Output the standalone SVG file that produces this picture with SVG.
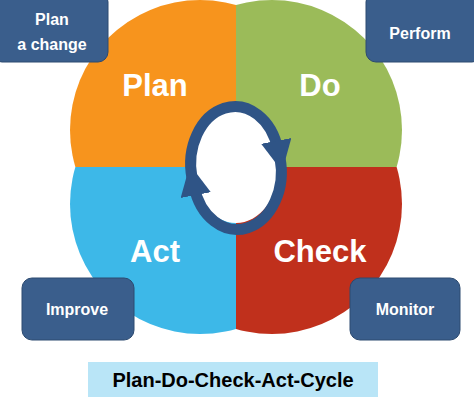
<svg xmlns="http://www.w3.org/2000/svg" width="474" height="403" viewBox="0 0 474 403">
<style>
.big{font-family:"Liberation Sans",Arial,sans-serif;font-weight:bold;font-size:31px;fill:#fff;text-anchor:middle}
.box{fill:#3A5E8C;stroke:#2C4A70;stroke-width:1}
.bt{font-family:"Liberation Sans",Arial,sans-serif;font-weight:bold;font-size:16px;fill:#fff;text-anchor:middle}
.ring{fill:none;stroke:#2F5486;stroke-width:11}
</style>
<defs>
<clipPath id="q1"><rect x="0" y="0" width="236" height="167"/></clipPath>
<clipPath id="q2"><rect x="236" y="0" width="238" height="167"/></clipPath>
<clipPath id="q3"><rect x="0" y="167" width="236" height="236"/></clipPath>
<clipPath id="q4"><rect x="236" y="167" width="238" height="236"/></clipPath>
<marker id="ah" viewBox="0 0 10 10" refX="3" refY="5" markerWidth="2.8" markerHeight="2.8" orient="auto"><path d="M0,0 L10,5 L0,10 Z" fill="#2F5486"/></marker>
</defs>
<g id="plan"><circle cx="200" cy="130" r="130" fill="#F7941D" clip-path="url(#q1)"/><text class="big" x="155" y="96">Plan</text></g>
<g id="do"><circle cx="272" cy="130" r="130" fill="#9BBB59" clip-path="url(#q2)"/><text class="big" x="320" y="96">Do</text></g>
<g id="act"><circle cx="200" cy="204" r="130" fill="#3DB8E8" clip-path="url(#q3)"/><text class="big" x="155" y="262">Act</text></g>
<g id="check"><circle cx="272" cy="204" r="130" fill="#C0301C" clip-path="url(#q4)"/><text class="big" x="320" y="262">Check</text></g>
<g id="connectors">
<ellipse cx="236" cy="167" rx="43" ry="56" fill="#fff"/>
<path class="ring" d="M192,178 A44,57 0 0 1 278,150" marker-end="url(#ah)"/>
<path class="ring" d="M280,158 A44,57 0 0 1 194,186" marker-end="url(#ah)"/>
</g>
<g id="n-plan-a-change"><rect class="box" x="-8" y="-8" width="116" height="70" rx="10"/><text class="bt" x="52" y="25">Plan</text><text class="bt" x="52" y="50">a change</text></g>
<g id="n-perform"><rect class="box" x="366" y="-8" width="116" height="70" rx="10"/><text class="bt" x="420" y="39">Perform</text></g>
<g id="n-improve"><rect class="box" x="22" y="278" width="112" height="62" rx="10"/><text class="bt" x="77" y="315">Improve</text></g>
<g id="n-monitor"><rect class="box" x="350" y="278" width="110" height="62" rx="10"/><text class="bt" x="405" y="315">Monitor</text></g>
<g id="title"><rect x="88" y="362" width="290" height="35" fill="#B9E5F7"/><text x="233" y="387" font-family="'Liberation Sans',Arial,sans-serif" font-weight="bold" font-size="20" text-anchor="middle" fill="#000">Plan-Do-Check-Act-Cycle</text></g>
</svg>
+ + + +
◆ Challenge ◆
Reproduce the listing above exactly, excluding all pictures.

◆ Task result ◆
Output the standalone SVG file that produces this picture with SVG.
<svg xmlns="http://www.w3.org/2000/svg" width="474" height="403" viewBox="0 0 474 403">
<style>
.big{font-family:"Liberation Sans",Arial,sans-serif;font-weight:bold;font-size:31px;fill:#fff;text-anchor:middle}
.box{fill:#3A5E8C;stroke:#2C4A70;stroke-width:1}
.bt{font-family:"Liberation Sans",Arial,sans-serif;font-weight:bold;font-size:16px;fill:#fff;text-anchor:middle}
.ring{fill:none;stroke:#2F5486;stroke-width:11}
</style>
<defs>
<clipPath id="q1"><rect x="0" y="0" width="236" height="167"/></clipPath>
<clipPath id="q2"><rect x="236" y="0" width="238" height="167"/></clipPath>
<clipPath id="q3"><rect x="0" y="167" width="236" height="236"/></clipPath>
<clipPath id="q4"><rect x="236" y="167" width="238" height="236"/></clipPath>
<marker id="ah" viewBox="0 0 10 10" refX="3" refY="5" markerWidth="2.8" markerHeight="2.8" orient="auto"><path d="M0,0 L10,5 L0,10 Z" fill="#2F5486"/></marker>
</defs>
<g id="plan"><circle cx="200" cy="130" r="130" fill="#F7941D" clip-path="url(#q1)"/><text class="big" x="155" y="96">Plan</text></g>
<g id="do"><circle cx="272" cy="130" r="130" fill="#9BBB59" clip-path="url(#q2)"/><text class="big" x="320" y="96">Do</text></g>
<g id="act"><circle cx="200" cy="204" r="130" fill="#3DB8E8" clip-path="url(#q3)"/><text class="big" x="155" y="262">Act</text></g>
<g id="check"><circle cx="272" cy="204" r="130" fill="#C0301C" clip-path="url(#q4)"/><text class="big" x="320" y="262">Check</text></g>
<g id="connectors">
<ellipse cx="236" cy="167" rx="43" ry="56" fill="#fff"/>
<path class="ring" d="M192,178 A44,57 0 0 1 278,150" marker-end="url(#ah)"/>
<path class="ring" d="M280,158 A44,57 0 0 1 194,186" marker-end="url(#ah)"/>
</g>
<g id="n-plan-a-change"><rect class="box" x="-8" y="-8" width="116" height="70" rx="10"/><text class="bt" x="52" y="25">Plan</text><text class="bt" x="52" y="50">a change</text></g>
<g id="n-perform"><rect class="box" x="366" y="-8" width="116" height="70" rx="10"/><text class="bt" x="420" y="39">Perform</text></g>
<g id="n-improve"><rect class="box" x="22" y="278" width="112" height="62" rx="10"/><text class="bt" x="77" y="315">Improve</text></g>
<g id="n-monitor"><rect class="box" x="350" y="278" width="110" height="62" rx="10"/><text class="bt" x="405" y="315">Monitor</text></g>
<g id="title"><rect x="88" y="362" width="290" height="35" fill="#B9E5F7"/><text x="233" y="387" font-family="'Liberation Sans',Arial,sans-serif" font-weight="bold" font-size="20" text-anchor="middle" fill="#000">Plan-Do-Check-Act-Cycle</text></g>
</svg>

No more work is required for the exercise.